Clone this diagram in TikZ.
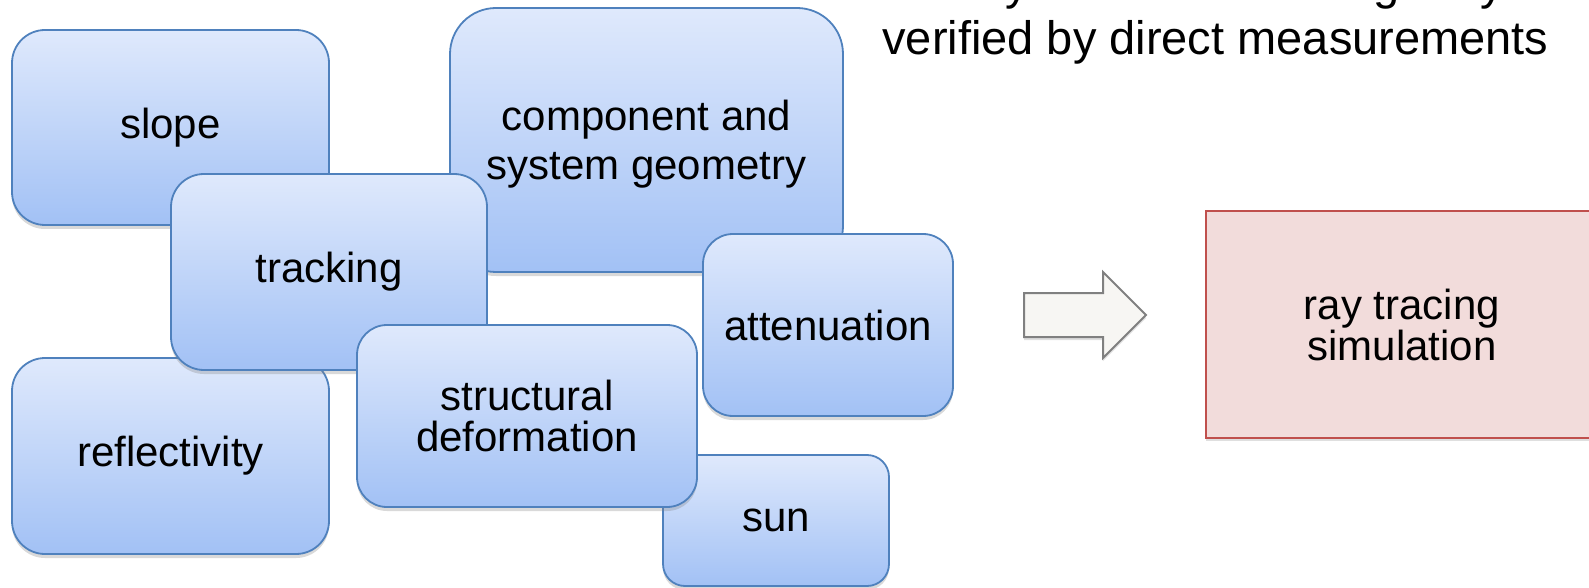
\documentclass[tikz,border=0pt]{standalone}
\usepackage{fontspec}
\setmainfont{Liberation Sans}
\usetikzlibrary{shadows}

\definecolor{cardtop}{RGB}{223,233,252}
\definecolor{cardbot}{RGB}{162,193,245}
\definecolor{cardline}{RGB}{79,129,189}
\definecolor{simfill}{RGB}{242,220,219}
\definecolor{simline}{RGB}{192,80,77}
\definecolor{arrfill}{RGB}{247,246,243}
\definecolor{arrline}{RGB}{128,128,128}

\begin{document}
\begin{tikzpicture}[x=0.5pt, y=-0.5pt,
	card/.style={draw=cardline, line width=0.9pt, top color=cardtop, bottom color=cardbot,
		drop shadow={shadow xshift=0pt, shadow yshift=-2pt, opacity=0.3},
		align=center, inner sep=0pt, font=\fontsize{21}{24.5}\selectfont},
	sim/.style={draw=simline, line width=1pt, fill=simfill,
		drop shadow={shadow xshift=0pt, shadow yshift=-1.5pt, opacity=0.25},
		align=center, inner sep=0pt, font=\fontsize{21}{20.5}\selectfont},
	note/.style={anchor=base west, inner sep=0pt, font=\fontsize{23.5}{27.5}\selectfont}]
			\useasboundingbox (0,0) rectangle (1589,588);
			\clip (0,0) rectangle (1589,588);

			\node[card, minimum width=158.5pt, minimum height=97.5pt, rounded corners=16.5pt] (slope) at (170.5,127.5) {slope};
			\node[card, minimum width=196.5pt, minimum height=132pt, rounded corners=23pt, text depth=-2pt] (geom) at (646.5,140) {component and\\system geometry};
			\node[card, minimum width=158.5pt, minimum height=98pt, rounded corners=16.5pt] (refl) at (170.5,456) {reflectivity};
			\node[card, minimum width=158pt, minimum height=98pt, rounded corners=16.5pt] (track) at (329,272) {tracking};
			\node[card, minimum width=125pt, minimum height=91pt, rounded corners=15pt] (atten) at (828,325) {attenuation};
			\node[card, minimum width=113pt, minimum height=65.5pt, rounded corners=11pt] (sun) at (776,520.5) {sun};
			\node[card, minimum width=170pt, minimum height=91pt, rounded corners=15pt, font=\fontsize{21}{20.3}\selectfont] (struct) at (527,416) {structural\\deformation};

			\draw[draw=arrline, line width=1pt, fill=arrfill,
				drop shadow={shadow xshift=0pt, shadow yshift=-1.5pt, opacity=0.25}]
				(1024,293) -- (1103,293) -- (1103,272) -- (1146,315) -- (1103,358) -- (1103,337) -- (1024,337) -- cycle;

			\node[sim, minimum width=196pt, minimum height=113.5pt] (raysim) at (1402,324.5) {ray tracing\\simulation};

			\node[note] (note1) at (882,0) {exactly calculated through ray tracing and};
			\node[note] (note2) at (882,55) {verified by direct measurements};
		\end{tikzpicture}
\end{document}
__________
> _STATED GOAL_
Print out the lines exactly, skipping any picture.

> _RESPONSE TO THE EXERCISE_
Clone this diagram in TikZ.
\documentclass[tikz,border=0pt]{standalone}
\usepackage{fontspec}
\setmainfont{Liberation Sans}
\usetikzlibrary{shadows}

\definecolor{cardtop}{RGB}{223,233,252}
\definecolor{cardbot}{RGB}{162,193,245}
\definecolor{cardline}{RGB}{79,129,189}
\definecolor{simfill}{RGB}{242,220,219}
\definecolor{simline}{RGB}{192,80,77}
\definecolor{arrfill}{RGB}{247,246,243}
\definecolor{arrline}{RGB}{128,128,128}

\begin{document}
\begin{tikzpicture}[x=0.5pt, y=-0.5pt,
	card/.style={draw=cardline, line width=0.9pt, top color=cardtop, bottom color=cardbot,
		drop shadow={shadow xshift=0pt, shadow yshift=-2pt, opacity=0.3},
		align=center, inner sep=0pt, font=\fontsize{21}{24.5}\selectfont},
	sim/.style={draw=simline, line width=1pt, fill=simfill,
		drop shadow={shadow xshift=0pt, shadow yshift=-1.5pt, opacity=0.25},
		align=center, inner sep=0pt, font=\fontsize{21}{20.5}\selectfont},
	note/.style={anchor=base west, inner sep=0pt, font=\fontsize{23.5}{27.5}\selectfont}]
			\useasboundingbox (0,0) rectangle (1589,588);
			\clip (0,0) rectangle (1589,588);

			\node[card, minimum width=158.5pt, minimum height=97.5pt, rounded corners=16.5pt] (slope) at (170.5,127.5) {slope};
			\node[card, minimum width=196.5pt, minimum height=132pt, rounded corners=23pt, text depth=-2pt] (geom) at (646.5,140) {component and\\system geometry};
			\node[card, minimum width=158.5pt, minimum height=98pt, rounded corners=16.5pt] (refl) at (170.5,456) {reflectivity};
			\node[card, minimum width=158pt, minimum height=98pt, rounded corners=16.5pt] (track) at (329,272) {tracking};
			\node[card, minimum width=125pt, minimum height=91pt, rounded corners=15pt] (atten) at (828,325) {attenuation};
			\node[card, minimum width=113pt, minimum height=65.5pt, rounded corners=11pt] (sun) at (776,520.5) {sun};
			\node[card, minimum width=170pt, minimum height=91pt, rounded corners=15pt, font=\fontsize{21}{20.3}\selectfont] (struct) at (527,416) {structural\\deformation};

			\draw[draw=arrline, line width=1pt, fill=arrfill,
				drop shadow={shadow xshift=0pt, shadow yshift=-1.5pt, opacity=0.25}]
				(1024,293) -- (1103,293) -- (1103,272) -- (1146,315) -- (1103,358) -- (1103,337) -- (1024,337) -- cycle;

			\node[sim, minimum width=196pt, minimum height=113.5pt] (raysim) at (1402,324.5) {ray tracing\\simulation};

			\node[note] (note1) at (882,0) {exactly calculated through ray tracing and};
			\node[note] (note2) at (882,55) {verified by direct measurements};
		\end{tikzpicture}
\end{document}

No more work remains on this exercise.